## Problem to solve
Return each line of the listing below, unchanged, and omit the images.

○ ○ ○

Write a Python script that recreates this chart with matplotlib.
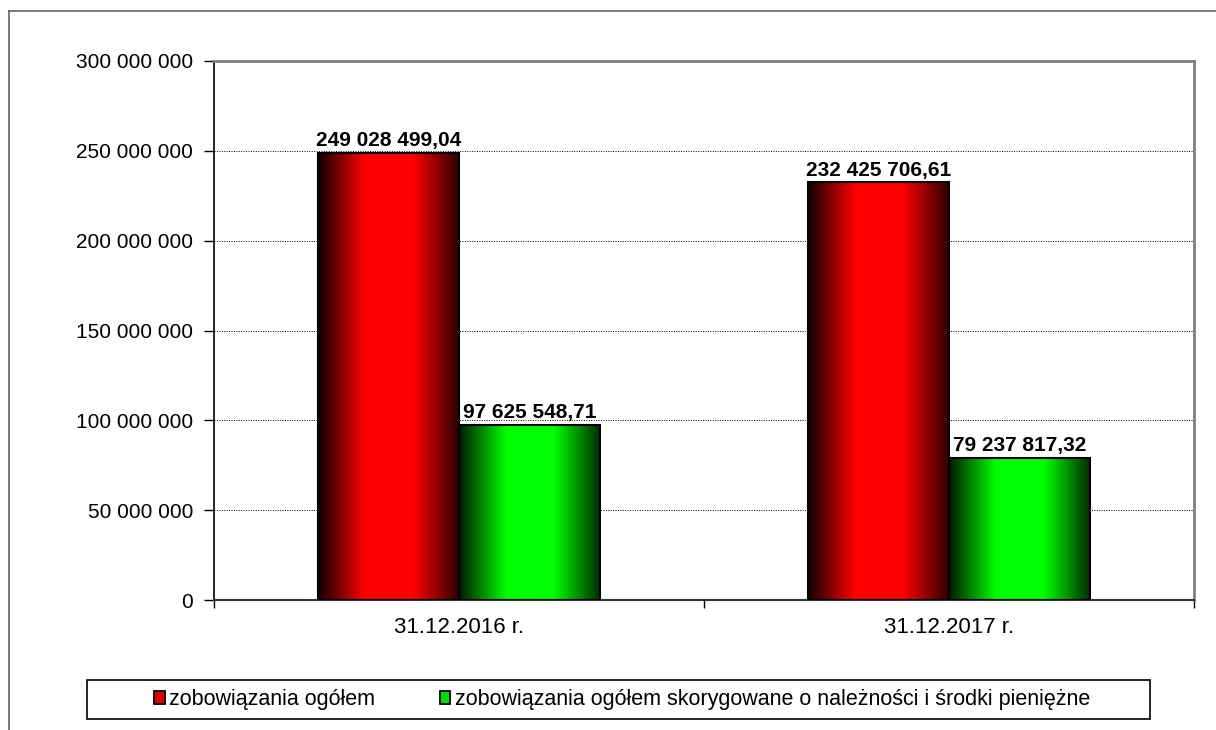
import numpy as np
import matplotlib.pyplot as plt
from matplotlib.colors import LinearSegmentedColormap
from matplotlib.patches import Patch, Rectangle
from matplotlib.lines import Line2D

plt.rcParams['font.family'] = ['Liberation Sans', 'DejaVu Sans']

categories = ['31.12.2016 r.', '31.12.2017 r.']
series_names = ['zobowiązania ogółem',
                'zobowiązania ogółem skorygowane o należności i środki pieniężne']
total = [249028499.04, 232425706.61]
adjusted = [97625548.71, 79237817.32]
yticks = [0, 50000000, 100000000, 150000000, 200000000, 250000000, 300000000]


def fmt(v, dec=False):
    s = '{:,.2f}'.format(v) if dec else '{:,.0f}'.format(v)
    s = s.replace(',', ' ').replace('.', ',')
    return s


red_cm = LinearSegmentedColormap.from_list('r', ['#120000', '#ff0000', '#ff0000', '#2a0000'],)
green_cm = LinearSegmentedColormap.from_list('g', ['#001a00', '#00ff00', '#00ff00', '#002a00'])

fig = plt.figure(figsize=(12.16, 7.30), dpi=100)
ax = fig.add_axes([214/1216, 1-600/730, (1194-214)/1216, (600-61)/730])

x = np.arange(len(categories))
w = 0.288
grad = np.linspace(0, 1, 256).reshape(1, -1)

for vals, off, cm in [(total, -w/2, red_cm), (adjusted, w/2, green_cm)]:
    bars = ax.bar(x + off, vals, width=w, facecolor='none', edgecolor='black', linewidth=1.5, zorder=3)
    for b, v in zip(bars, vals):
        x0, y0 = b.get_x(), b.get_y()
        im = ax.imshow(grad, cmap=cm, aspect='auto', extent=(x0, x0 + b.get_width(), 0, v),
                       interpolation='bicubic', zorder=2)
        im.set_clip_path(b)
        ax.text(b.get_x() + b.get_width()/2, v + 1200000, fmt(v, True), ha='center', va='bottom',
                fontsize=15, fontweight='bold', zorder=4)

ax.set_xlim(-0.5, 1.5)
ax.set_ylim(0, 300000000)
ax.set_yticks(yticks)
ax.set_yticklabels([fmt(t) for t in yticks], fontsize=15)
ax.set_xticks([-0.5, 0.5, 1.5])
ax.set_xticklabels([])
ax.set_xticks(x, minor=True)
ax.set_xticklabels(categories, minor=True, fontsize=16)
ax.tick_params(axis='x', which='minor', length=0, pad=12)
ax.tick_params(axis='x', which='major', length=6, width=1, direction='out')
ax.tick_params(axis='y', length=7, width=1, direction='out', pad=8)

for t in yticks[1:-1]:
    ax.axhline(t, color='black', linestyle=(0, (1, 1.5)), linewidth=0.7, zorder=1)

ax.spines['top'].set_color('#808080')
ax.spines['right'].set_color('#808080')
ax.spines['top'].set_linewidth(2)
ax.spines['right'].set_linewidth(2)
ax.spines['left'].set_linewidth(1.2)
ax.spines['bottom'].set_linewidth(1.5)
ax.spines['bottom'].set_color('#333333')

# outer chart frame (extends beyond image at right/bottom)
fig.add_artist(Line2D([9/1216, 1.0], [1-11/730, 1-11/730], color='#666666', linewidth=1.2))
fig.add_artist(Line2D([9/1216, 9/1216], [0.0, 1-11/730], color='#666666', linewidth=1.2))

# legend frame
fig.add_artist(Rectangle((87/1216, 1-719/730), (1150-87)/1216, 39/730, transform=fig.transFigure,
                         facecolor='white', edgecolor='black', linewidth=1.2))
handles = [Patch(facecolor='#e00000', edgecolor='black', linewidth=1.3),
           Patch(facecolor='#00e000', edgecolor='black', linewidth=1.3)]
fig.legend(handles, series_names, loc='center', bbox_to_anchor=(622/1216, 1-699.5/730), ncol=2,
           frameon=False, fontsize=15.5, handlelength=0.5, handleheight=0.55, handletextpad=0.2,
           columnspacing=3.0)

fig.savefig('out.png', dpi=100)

○ ○ ○

## The completed task
Write a Python script that recreates this chart with matplotlib.
import numpy as np
import matplotlib.pyplot as plt
from matplotlib.colors import LinearSegmentedColormap
from matplotlib.patches import Patch, Rectangle
from matplotlib.lines import Line2D

plt.rcParams['font.family'] = ['Liberation Sans', 'DejaVu Sans']

categories = ['31.12.2016 r.', '31.12.2017 r.']
series_names = ['zobowiązania ogółem',
                'zobowiązania ogółem skorygowane o należności i środki pieniężne']
total = [249028499.04, 232425706.61]
adjusted = [97625548.71, 79237817.32]
yticks = [0, 50000000, 100000000, 150000000, 200000000, 250000000, 300000000]


def fmt(v, dec=False):
    s = '{:,.2f}'.format(v) if dec else '{:,.0f}'.format(v)
    s = s.replace(',', ' ').replace('.', ',')
    return s


red_cm = LinearSegmentedColormap.from_list('r', ['#120000', '#ff0000', '#ff0000', '#2a0000'],)
green_cm = LinearSegmentedColormap.from_list('g', ['#001a00', '#00ff00', '#00ff00', '#002a00'])

fig = plt.figure(figsize=(12.16, 7.30), dpi=100)
ax = fig.add_axes([214/1216, 1-600/730, (1194-214)/1216, (600-61)/730])

x = np.arange(len(categories))
w = 0.288
grad = np.linspace(0, 1, 256).reshape(1, -1)

for vals, off, cm in [(total, -w/2, red_cm), (adjusted, w/2, green_cm)]:
    bars = ax.bar(x + off, vals, width=w, facecolor='none', edgecolor='black', linewidth=1.5, zorder=3)
    for b, v in zip(bars, vals):
        x0, y0 = b.get_x(), b.get_y()
        im = ax.imshow(grad, cmap=cm, aspect='auto', extent=(x0, x0 + b.get_width(), 0, v),
                       interpolation='bicubic', zorder=2)
        im.set_clip_path(b)
        ax.text(b.get_x() + b.get_width()/2, v + 1200000, fmt(v, True), ha='center', va='bottom',
                fontsize=15, fontweight='bold', zorder=4)

ax.set_xlim(-0.5, 1.5)
ax.set_ylim(0, 300000000)
ax.set_yticks(yticks)
ax.set_yticklabels([fmt(t) for t in yticks], fontsize=15)
ax.set_xticks([-0.5, 0.5, 1.5])
ax.set_xticklabels([])
ax.set_xticks(x, minor=True)
ax.set_xticklabels(categories, minor=True, fontsize=16)
ax.tick_params(axis='x', which='minor', length=0, pad=12)
ax.tick_params(axis='x', which='major', length=6, width=1, direction='out')
ax.tick_params(axis='y', length=7, width=1, direction='out', pad=8)

for t in yticks[1:-1]:
    ax.axhline(t, color='black', linestyle=(0, (1, 1.5)), linewidth=0.7, zorder=1)

ax.spines['top'].set_color('#808080')
ax.spines['right'].set_color('#808080')
ax.spines['top'].set_linewidth(2)
ax.spines['right'].set_linewidth(2)
ax.spines['left'].set_linewidth(1.2)
ax.spines['bottom'].set_linewidth(1.5)
ax.spines['bottom'].set_color('#333333')

# outer chart frame (extends beyond image at right/bottom)
fig.add_artist(Line2D([9/1216, 1.0], [1-11/730, 1-11/730], color='#666666', linewidth=1.2))
fig.add_artist(Line2D([9/1216, 9/1216], [0.0, 1-11/730], color='#666666', linewidth=1.2))

# legend frame
fig.add_artist(Rectangle((87/1216, 1-719/730), (1150-87)/1216, 39/730, transform=fig.transFigure,
                         facecolor='white', edgecolor='black', linewidth=1.2))
handles = [Patch(facecolor='#e00000', edgecolor='black', linewidth=1.3),
           Patch(facecolor='#00e000', edgecolor='black', linewidth=1.3)]
fig.legend(handles, series_names, loc='center', bbox_to_anchor=(622/1216, 1-699.5/730), ncol=2,
           frameon=False, fontsize=15.5, handlelength=0.5, handleheight=0.55, handletextpad=0.2,
           columnspacing=3.0)

fig.savefig('out.png', dpi=100)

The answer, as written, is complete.